ITEMS:
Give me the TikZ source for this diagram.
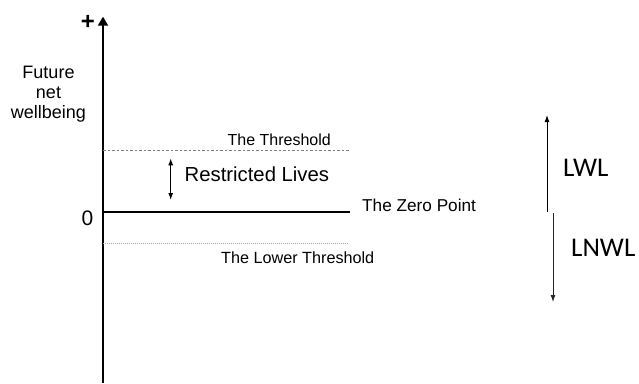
\documentclass[tikz,border=0pt]{standalone}
\usepackage{fontspec}
\setmainfont{Liberation Sans}
\newfontfamily\calfont{Carlito}
\usetikzlibrary{arrows.meta}
\begin{document}
\begin{tikzpicture}[x=1pt,y=-1pt,
  lbl/.style={inner sep=0pt,anchor=base west},
  thinarrow/.style={line width=0.9pt,-{Latex[length=7pt,width=5pt]}},
  dblarrow/.style={line width=1.1pt,{Latex[length=7pt,width=5pt]}-{Latex[length=7pt,width=5pt]}}]
\useasboundingbox (0,0) rectangle (639,383);
% axis
\coordinate (axbot) at (103,383);
\coordinate (axtop) at (103,16.7);
\draw[line width=2pt,-{Triangle[length=9pt,width=10pt]}] (axbot) -- (axtop);
\node[inner sep=0pt,font=\fontsize{24}{24}\selectfont\bfseries] (plus) at (88,22) {+};
\node[inner sep=0pt,anchor=north,align=center,font=\fontsize{18}{20}\selectfont] (ylab) at (48.5,65.7) {Future\\net\\wellbeing};
\node[inner sep=0pt,anchor=base,font=\fontsize{21}{21}\selectfont] (zero) at (87.5,225) {0};
% zero line
\coordinate (z1) at (103,211.5);
\coordinate (z2) at (350,211.5);
\draw[line width=2pt] (z1) -- (z2);
\node[lbl,font=\fontsize{17.2}{17.2}\selectfont] (zp) at (362,211.7) {The Zero Point};
% threshold
\coordinate (t1) at (103,150.7);
\coordinate (t2) at (349,150.7);
\draw[line width=1pt,gray,dash pattern=on 2.5pt off 2pt] (t1) -- (t2);
\node[lbl,font=\fontsize{16}{16}\selectfont] (th) at (227.5,145) {The Threshold};
% lower threshold
\coordinate (l1) at (103,243.3);
\coordinate (l2) at (349,243.3);
\draw[line width=0.7pt,gray!70,dash pattern=on 1pt off 1pt] (l1) -- (l2);
\node[lbl,font=\fontsize{16.2}{16.2}\selectfont] (lt) at (221,263.3) {The Lower Threshold};
% restricted lives
\coordinate (r1) at (170.7,158.3);
\coordinate (r2) at (170.7,200);
\draw[dblarrow] (r2) -- (r1);
\node[lbl,font=\fontsize{20.3}{20.3}\selectfont] (rl) at (184.5,181.7) {Restricted Lives};
% LWL / LNWL
\coordinate (u1) at (547,212);
\coordinate (u2) at (547,115);
\draw[thinarrow] (u1) -- (u2);
\coordinate (d1) at (553,213);
\coordinate (d2) at (553,302);
\draw[thinarrow,black!85] (d1) -- (d2);
\node[lbl,font=\calfont\fontsize{27}{27}\selectfont] (lwl) at (563,176.7) {LWL};
\node[lbl,font=\calfont\fontsize{27}{27}\selectfont] (lnwl) at (571,256.7) {LNWL};
\end{tikzpicture}
\end{document}
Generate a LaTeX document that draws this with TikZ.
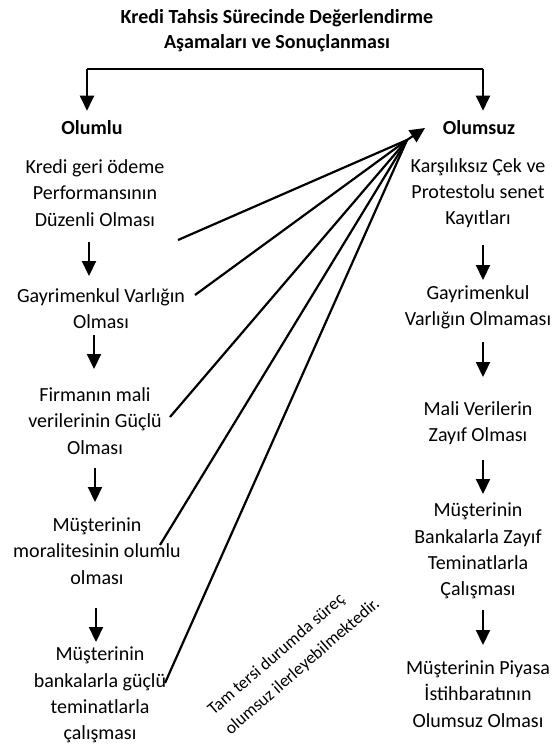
\documentclass[tikz,border=0pt]{standalone}
\usepackage{fontspec}
\setmainfont{Carlito}
\usetikzlibrary{arrows.meta}
\begin{document}
\begin{tikzpicture}[x=1pt,y=-1pt,
  txt/.style={font=\fontsize{20}{26.3}\selectfont, align=center, inner sep=0pt},
  hdr/.style={font=\fontsize{20}{26}\selectfont\bfseries, inner sep=0pt},
  ttl/.style={font=\fontsize{20}{25}\selectfont\bfseries, align=center, inner sep=0pt},
  note/.style={font=\fontsize{17.4}{26}\selectfont, align=left, inner sep=0pt, rotate=41},
  dn/.style={line width=2.2pt, -{Triangle[width=14pt,length=15pt]}},
  ln/.style={line width=2.2pt},
]
\useasboundingbox (0,0) rectangle (553,747);
% title
\node[ttl] (title) at (277,30.5) {Kredi Tahsis Sürecinde Değerlendirme\\Aşamaları ve Sonuçlanması};
% headers
\node[hdr] (olumlu) at (92,128) {Olumlu};
\node[hdr] (olumsuz) at (479,128) {Olumsuz};
% left column
\node[txt] (a1) at (95,193) {Kredi geri ödeme\\Performansının\\Düzenli Olması};
\node[txt] (a2) at (101,308.5) {Gayrimenkul Varlığın\\Olması};
\node[txt] (a3) at (95,421) {Firmanın mali\\verilerinin Güçlü\\Olması};
\node[txt] (a4) at (97,551) {Müşterinin\\moralitesinin olumlu\\olması};
\node[txt] (a5) at (100,695) {Müşterinin\\bankalarla güçlü\\teminatlarla\\çalışması};
% right column
\node[txt] (b1) at (478,193) {Karşılıksız Çek ve\\Protestolu senet\\Kayıtları};
\node[txt] (b2) at (478,307.5) {Gayrimenkul\\Varlığın Olmaması};
\node[txt] (b3) at (478,423.5) {Mali Verilerin\\Zayıf Olması};
\node[txt] (b4) at (478,551) {Müşterinin\\Bankalarla Zayıf\\Teminatlarla\\Çalışması};
\node[txt] (b5) at (478,694) {Müşterinin Piyasa\\İstihbaratının\\Olumsuz Olması};
% note
\node[note] (nt) at (294,657) {Tam tersi durumda süreç\\olumsuz ilerleyebilmektedir.};
% bracket from title
\coordinate (bl) at (87,69);
\coordinate (br) at (483,69);
\draw[ln] (bl) -- (br);
\draw[dn, shorten >=10pt] (bl) -- (bl |- olumlu.north);
\draw[dn, shorten >=10pt] (br) -- (br |- olumsuz.north);
% left vertical arrows
\coordinate (l1a) at (89,242); \coordinate (l1b) at (89,276);
\coordinate (l2a) at (94,335); \coordinate (l2b) at (94,369);
\coordinate (l3a) at (95,468); \coordinate (l3b) at (95,502);
\coordinate (l4a) at (96,608); \coordinate (l4b) at (96,642);
\draw[dn] (l1a) -- (l1b);
\draw[dn] (l2a) -- (l2b);
\draw[dn] (l3a) -- (l3b);
\draw[dn] (l4a) -- (l4b);
% right vertical arrows
\coordinate (r1a) at (483,245); \coordinate (r1b) at (483,280);
\coordinate (r2a) at (483,342); \coordinate (r2b) at (483,377);
\coordinate (r3a) at (483,460); \coordinate (r3b) at (483,494);
\coordinate (r4a) at (483,610); \coordinate (r4b) at (483,645);
\draw[dn] (r1a) -- (r1b);
\draw[dn] (r2a) -- (r2b);
\draw[dn] (r3a) -- (r3b);
\draw[dn] (r4a) -- (r4b);
% converging lines
\coordinate (conv) at (407,140);
\coordinate (tip) at (425,128);
\coordinate (s1) at (178,240);
\coordinate (s2) at (195,295);
\coordinate (s3) at (170,417);
\coordinate (s4) at (160,545);
\coordinate (s5) at (165,683);
\foreach \s in {s1,s2,s3,s4,s5}{\draw[ln] (\s) -- (conv);}
\draw[dn] (conv) -- (tip);
\end{tikzpicture}
\end{document}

PROBLEM TO WORK ON:
Omitting all images, print the listing exactly.

SOLUTION TO THIS PROBLEM:
Give me the TikZ source for this diagram.
\documentclass[tikz,border=0pt]{standalone}
\usepackage{fontspec}
\setmainfont{Liberation Sans}
\newfontfamily\calfont{Carlito}
\usetikzlibrary{arrows.meta}
\begin{document}
\begin{tikzpicture}[x=1pt,y=-1pt,
  lbl/.style={inner sep=0pt,anchor=base west},
  thinarrow/.style={line width=0.9pt,-{Latex[length=7pt,width=5pt]}},
  dblarrow/.style={line width=1.1pt,{Latex[length=7pt,width=5pt]}-{Latex[length=7pt,width=5pt]}}]
\useasboundingbox (0,0) rectangle (639,383);
% axis
\coordinate (axbot) at (103,383);
\coordinate (axtop) at (103,16.7);
\draw[line width=2pt,-{Triangle[length=9pt,width=10pt]}] (axbot) -- (axtop);
\node[inner sep=0pt,font=\fontsize{24}{24}\selectfont\bfseries] (plus) at (88,22) {+};
\node[inner sep=0pt,anchor=north,align=center,font=\fontsize{18}{20}\selectfont] (ylab) at (48.5,65.7) {Future\\net\\wellbeing};
\node[inner sep=0pt,anchor=base,font=\fontsize{21}{21}\selectfont] (zero) at (87.5,225) {0};
% zero line
\coordinate (z1) at (103,211.5);
\coordinate (z2) at (350,211.5);
\draw[line width=2pt] (z1) -- (z2);
\node[lbl,font=\fontsize{17.2}{17.2}\selectfont] (zp) at (362,211.7) {The Zero Point};
% threshold
\coordinate (t1) at (103,150.7);
\coordinate (t2) at (349,150.7);
\draw[line width=1pt,gray,dash pattern=on 2.5pt off 2pt] (t1) -- (t2);
\node[lbl,font=\fontsize{16}{16}\selectfont] (th) at (227.5,145) {The Threshold};
% lower threshold
\coordinate (l1) at (103,243.3);
\coordinate (l2) at (349,243.3);
\draw[line width=0.7pt,gray!70,dash pattern=on 1pt off 1pt] (l1) -- (l2);
\node[lbl,font=\fontsize{16.2}{16.2}\selectfont] (lt) at (221,263.3) {The Lower Threshold};
% restricted lives
\coordinate (r1) at (170.7,158.3);
\coordinate (r2) at (170.7,200);
\draw[dblarrow] (r2) -- (r1);
\node[lbl,font=\fontsize{20.3}{20.3}\selectfont] (rl) at (184.5,181.7) {Restricted Lives};
% LWL / LNWL
\coordinate (u1) at (547,212);
\coordinate (u2) at (547,115);
\draw[thinarrow] (u1) -- (u2);
\coordinate (d1) at (553,213);
\coordinate (d2) at (553,302);
\draw[thinarrow,black!85] (d1) -- (d2);
\node[lbl,font=\calfont\fontsize{27}{27}\selectfont] (lwl) at (563,176.7) {LWL};
\node[lbl,font=\calfont\fontsize{27}{27}\selectfont] (lnwl) at (571,256.7) {LNWL};
\end{tikzpicture}
\end{document}
Generate a LaTeX document that draws this with TikZ.
\documentclass[tikz,border=0pt]{standalone}
\usepackage{fontspec}
\setmainfont{Carlito}
\usetikzlibrary{arrows.meta}
\begin{document}
\begin{tikzpicture}[x=1pt,y=-1pt,
  txt/.style={font=\fontsize{20}{26.3}\selectfont, align=center, inner sep=0pt},
  hdr/.style={font=\fontsize{20}{26}\selectfont\bfseries, inner sep=0pt},
  ttl/.style={font=\fontsize{20}{25}\selectfont\bfseries, align=center, inner sep=0pt},
  note/.style={font=\fontsize{17.4}{26}\selectfont, align=left, inner sep=0pt, rotate=41},
  dn/.style={line width=2.2pt, -{Triangle[width=14pt,length=15pt]}},
  ln/.style={line width=2.2pt},
]
\useasboundingbox (0,0) rectangle (553,747);
% title
\node[ttl] (title) at (277,30.5) {Kredi Tahsis Sürecinde Değerlendirme\\Aşamaları ve Sonuçlanması};
% headers
\node[hdr] (olumlu) at (92,128) {Olumlu};
\node[hdr] (olumsuz) at (479,128) {Olumsuz};
% left column
\node[txt] (a1) at (95,193) {Kredi geri ödeme\\Performansının\\Düzenli Olması};
\node[txt] (a2) at (101,308.5) {Gayrimenkul Varlığın\\Olması};
\node[txt] (a3) at (95,421) {Firmanın mali\\verilerinin Güçlü\\Olması};
\node[txt] (a4) at (97,551) {Müşterinin\\moralitesinin olumlu\\olması};
\node[txt] (a5) at (100,695) {Müşterinin\\bankalarla güçlü\\teminatlarla\\çalışması};
% right column
\node[txt] (b1) at (478,193) {Karşılıksız Çek ve\\Protestolu senet\\Kayıtları};
\node[txt] (b2) at (478,307.5) {Gayrimenkul\\Varlığın Olmaması};
\node[txt] (b3) at (478,423.5) {Mali Verilerin\\Zayıf Olması};
\node[txt] (b4) at (478,551) {Müşterinin\\Bankalarla Zayıf\\Teminatlarla\\Çalışması};
\node[txt] (b5) at (478,694) {Müşterinin Piyasa\\İstihbaratının\\Olumsuz Olması};
% note
\node[note] (nt) at (294,657) {Tam tersi durumda süreç\\olumsuz ilerleyebilmektedir.};
% bracket from title
\coordinate (bl) at (87,69);
\coordinate (br) at (483,69);
\draw[ln] (bl) -- (br);
\draw[dn, shorten >=10pt] (bl) -- (bl |- olumlu.north);
\draw[dn, shorten >=10pt] (br) -- (br |- olumsuz.north);
% left vertical arrows
\coordinate (l1a) at (89,242); \coordinate (l1b) at (89,276);
\coordinate (l2a) at (94,335); \coordinate (l2b) at (94,369);
\coordinate (l3a) at (95,468); \coordinate (l3b) at (95,502);
\coordinate (l4a) at (96,608); \coordinate (l4b) at (96,642);
\draw[dn] (l1a) -- (l1b);
\draw[dn] (l2a) -- (l2b);
\draw[dn] (l3a) -- (l3b);
\draw[dn] (l4a) -- (l4b);
% right vertical arrows
\coordinate (r1a) at (483,245); \coordinate (r1b) at (483,280);
\coordinate (r2a) at (483,342); \coordinate (r2b) at (483,377);
\coordinate (r3a) at (483,460); \coordinate (r3b) at (483,494);
\coordinate (r4a) at (483,610); \coordinate (r4b) at (483,645);
\draw[dn] (r1a) -- (r1b);
\draw[dn] (r2a) -- (r2b);
\draw[dn] (r3a) -- (r3b);
\draw[dn] (r4a) -- (r4b);
% converging lines
\coordinate (conv) at (407,140);
\coordinate (tip) at (425,128);
\coordinate (s1) at (178,240);
\coordinate (s2) at (195,295);
\coordinate (s3) at (170,417);
\coordinate (s4) at (160,545);
\coordinate (s5) at (165,683);
\foreach \s in {s1,s2,s3,s4,s5}{\draw[ln] (\s) -- (conv);}
\draw[dn] (conv) -- (tip);
\end{tikzpicture}
\end{document}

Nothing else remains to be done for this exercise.